Roy Gori’s three steps to changing your company

Manulife CEO and president says the need for industry change is compelling but the path to success is challenging

Roy Gori’s three steps to changing your company

The need for change in the insurance industry is compelling but the path to success is tough, according to one of the industry’s leading CEOs.

Roy Gori, president of Manulife, was speaking at the Toronto Global Forum, The International Economic Forum of the Americas, and compared the sector to the likes of Airbnb, Netflix and Apple when it comes to having “promoters”. According to studies, these firms have about 89% more promoters than detractors, while the insurance score globally stood at a dismal -6%, meaning more detractors than promoters.

Gori viewed this situation as a “tremendous opportunity” for companies to get on the front foot by driving a customer-centric agenda and “demonstrating how they can do things radically different to the way the industry is currently operating”.

However, he warned that true change within a company, including the one the size of Manulife, is really difficult and that the problems can be drilled down to three root causes.

He said the first is that organizations like his have old legacy systems. “These systems are typically 50-plus years old and are not designed to work in an agile, customer friendly and easy way.

“The first port of call is acknowledging these legacy systems are in place, and that you need to embark on a journey of overhauling those systems.

“In some cases, it is replacing them and in other cases it's about minimizing the impact of these legacy systems by putting micro service layers above them and then creating agile apps that can interface with the customer. You are, therefore, not relying on the legacy systems to enable the delivery of services to the consumer.”

The second barrier to change is that companies fall into believing the fallacy that they are unique and beyond being disrupted, simply because they are too important or complex. History is littered with examples of this, including recent ones like Blockbuster and Kodak.

“Kodak believed until the very end that consumers would not want digital photos,” Gori said, “and that they would always want a hard copy photo. Blockbuster again, when dealing with the revolution of Netflix, were in denial. They said the whole experience of picking a movie in a store was a big part of the satisfaction when consuming a movie. We know how that story ends.”

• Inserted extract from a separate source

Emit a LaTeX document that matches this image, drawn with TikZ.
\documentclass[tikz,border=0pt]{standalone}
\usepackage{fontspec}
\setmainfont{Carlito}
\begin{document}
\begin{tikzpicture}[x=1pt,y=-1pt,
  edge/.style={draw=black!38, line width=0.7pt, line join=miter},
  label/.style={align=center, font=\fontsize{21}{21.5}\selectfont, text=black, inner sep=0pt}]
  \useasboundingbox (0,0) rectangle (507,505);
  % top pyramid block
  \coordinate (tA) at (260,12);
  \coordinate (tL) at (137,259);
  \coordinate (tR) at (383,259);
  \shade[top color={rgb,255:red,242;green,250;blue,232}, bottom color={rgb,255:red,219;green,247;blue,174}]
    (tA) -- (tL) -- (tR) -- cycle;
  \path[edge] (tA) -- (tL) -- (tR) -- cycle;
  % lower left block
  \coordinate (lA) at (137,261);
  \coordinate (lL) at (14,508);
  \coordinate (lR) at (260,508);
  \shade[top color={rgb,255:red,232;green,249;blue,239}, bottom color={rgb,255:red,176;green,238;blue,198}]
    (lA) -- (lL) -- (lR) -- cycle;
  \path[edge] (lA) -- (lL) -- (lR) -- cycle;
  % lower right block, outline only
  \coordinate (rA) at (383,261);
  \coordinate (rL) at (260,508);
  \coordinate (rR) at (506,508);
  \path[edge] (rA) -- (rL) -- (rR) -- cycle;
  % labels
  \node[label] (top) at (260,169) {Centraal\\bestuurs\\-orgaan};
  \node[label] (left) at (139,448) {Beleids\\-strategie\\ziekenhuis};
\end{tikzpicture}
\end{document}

The final barrier to change the CEO outlined is that of culture, an element of a business he believes is most complicated to affect. Within that, he identified four sub-barriers firms have to overcome.

From easiest to hardest, they are: whether people in your organization actually believe change is necessary; an acceptance that it’s them that has to change rather than another colleague or department; conveying the urgency of the changes; and convincing people that they need to change today.

The last point, added Gori, makes people feel uncomfortable and will likely involve resistance.

“It’s like playing tennis right-handed your whole life and then someone asks you to play left-handed. For the first game, it’s not very comfortable, it’s awkward, not pretty and you're going to play a terrible game.

“The natural bias is to put the racket back in your right hand because that's what you are used to. Providing support and acknowledging that there's going to be difficulty is vital.

“Most people focus a lot of the time and effort on what's most obvious – having a strategy in place with the programs, the projects, the initiatives, and they're all important. But that is just the tip of the iceberg. What is absolutely critical when you try to transform an organization is that you spend more time on cultural change.”